Costuma-se repetir que a inflação é o imposto mais perverso. A afirmação está baseada no fato de que a alta de preços prejudica mais a população de baixa renda. São pessoas sem acesso a instrumentos financeiros para se proteger das remarcações e, em regra, têm ganhos que mal cobrem os custos de vida. A persistência inflacionária, por outro lado, é a grande barreira a impedir a redução da taxa Selic, hoje no patamar de 13,75% ao ano no país, nível sufocante para a atividade econômica.
A acomodação dos preços pode ser notada ainda mais nos alimentos, uma boa notícia para as famílias dos estratos de menor renda
Mesmo que o dragão ainda assuste, recentes dados trazem algum alívio e dão alento às esperanças de que o processo de desinflação se acelere. O Instituto Brasileiro de Geografia e Estatística (IBGE) divulgou na quarta-feira o IPCA-15, prévia do índice oficial do país. O resultado, uma alta de 0,57% na passagem de março para abril, ficou abaixo das estimativas do mercado. Em 12 meses, desacelerou-se para 4,16%. É a primeira vez, desde fevereiro de 2021, que, nesse recorte temporal, acaba abaixo de 5%.
A acomodação dos preços pode ser notada ainda mais nos alimentos. Trata-se de uma boa notícia para as famílias dos estratos de menor renda, que despendem parcela significativa de seus recursos para comprar comida. O grupo alimentação e bebidas no IPCA-15 variou apenas 0,04%. Em 12 meses, o indicador ficou em 6,35%. Foi o segundo mês consecutivo na casa de um dígito. Em agosto do ano passado, nesse mesmo intervalo acumulado equivalente a um ano, estava em 14,71%, mais do que o dobro. Deve-se lembrar, no entanto, que isso não significa queda generalizada nos valores dos alimentos, mas um aumento mais suave, embora alguns itens tenham registrado recuo, como carne bovina e óleo de soja.

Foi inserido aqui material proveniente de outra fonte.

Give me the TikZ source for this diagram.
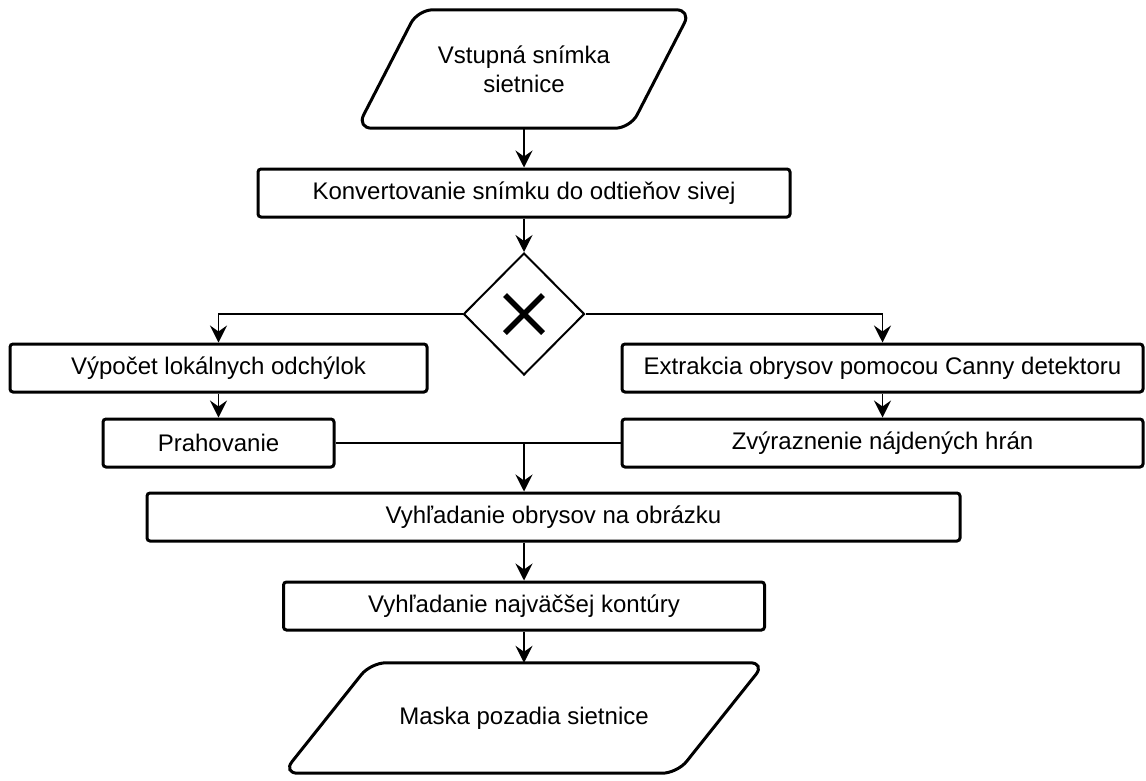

A Fundação Getulio Vargas também divulgou ontem o Índice Geral de Preços – Mercado (IGP-M). É um indicador voltado a monitorar o comportamento no atacado. Foi observada uma queda de 0,95% em abril, enquanto o consenso do mercado era de -0,70%. Note-se que, em 12 meses, o IGP-M cai 2,17%, a primeira deflação nesse recorte desde 2018. Retrações significativas nas cotações de commodities importantes como soja, milho e minério de ferro “abrem espaço para descompressão dos custos de importantes segmentos varejistas, favorecendo a chegada desses efeitos nos preços ao consumidor”, ressaltou o economista André Braz, responsável pelo levantamento. Como se sabe, a tendência é de que o comportamento no atacado, com alguma defasagem, também se reflita no varejo.
Mesmo economistas renomados e instituições financeiras reconhecidas têm dificuldade de projetar cenários à frente com precisão razoável devido à grande variabilidade dos fatores que influenciam oferta, demanda e outros condicionantes da inflação, como expectativas e câmbio. O dólar, felizmente, mostra trajetória de queda. Não basta, portanto, apenas torcer por novas surpresas positivas no campo da inflação. As estimativas do mercado, contidas no boletim Focus, do Banco Central (BC), têm piorado nas últimas semanas e, agora, apontam para um IPCA de 6,04% no fim de 2023.
As sinalizações do mundo político têm um peso considerável. Assim, no curto prazo, aguarda-se que o Congresso faça uma análise responsável da proposta do novo marco fiscal e ajuste o necessário para o país passar a ter maiores garantias de uma âncora firme para as contas públicas. Como já dito e repetido, isso é basilar para que o BC encontre condições de iniciar um ciclo de corte da Selic. Continuar com o juro no patamar atual por muito mais tempo pode fazer um estrago ainda maior na atividade econômica, no emprego e na situação financeiras de famílias e empresas.